THE impending rollout of major government-led transport infrastructure will be good news
for thousands of small construction businesses across Australia, according to newly released forecasts from Master Builders Australia.
Master Builders Chief Economist Shane Garrett said that their Master Builders Australia
Forecasts: 2019/20 to 2023/24 report released this week indicates that engineering and civil
construction activity is set to expand strongly until 2021/22, notching up its strongest
performance since the mining investment boom at the beginning of the decade.
“As a result of record activity in natural resources investment, the volume of engineering
construction had peaked at $142.8 billion in 2012/13. The subsequent slump was heavy,
involving a 38.6% reduction in activity,” Mr Garrett said.
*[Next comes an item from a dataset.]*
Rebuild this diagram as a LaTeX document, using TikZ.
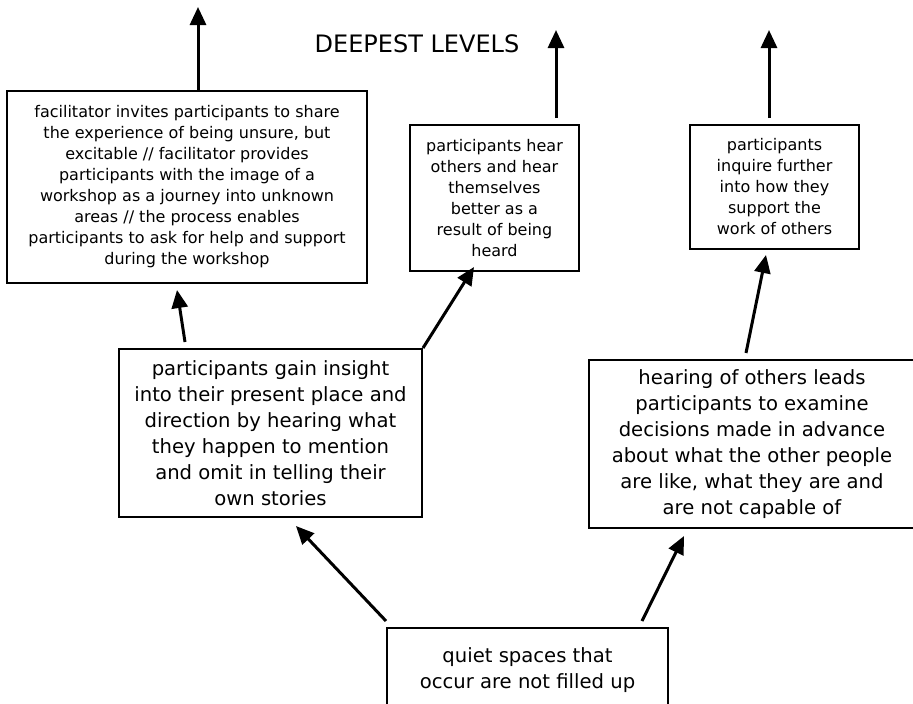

“While latest data indicate that engineering construction activity has still been battling
tough conditions, the eventual roll out of government-led infrastructure projects will see
growth return in the near future.
“We forecast that the volume of engineering construction work will expand by 12.5% by
2021/22 compared with 2018/19.
“Thereafter, activity will ease back at the pipeline of infrastructure work comes to an end,” he said.
“Both road and railway construction work will see big gains over this period, while the
completion of the NBN means that telecommunications related activity will slip back.
“At the moment, the actual volume of construction work underway is smaller than it was
this time last year.
“While our forecasts do envisage growth returning, government can help by getting things moving on the ground with more urgency.
“There is particularly strong scope for this when it comes to small and medium-sized infrastructure projects,” he said.
“As well as benefitting thousands of small building and construction businesses across
Australia, a speedier roll out of infrastructure projects by government would give the wider
public real and visible evidence that our economy continues to move forward,” Mr Garrett concluded.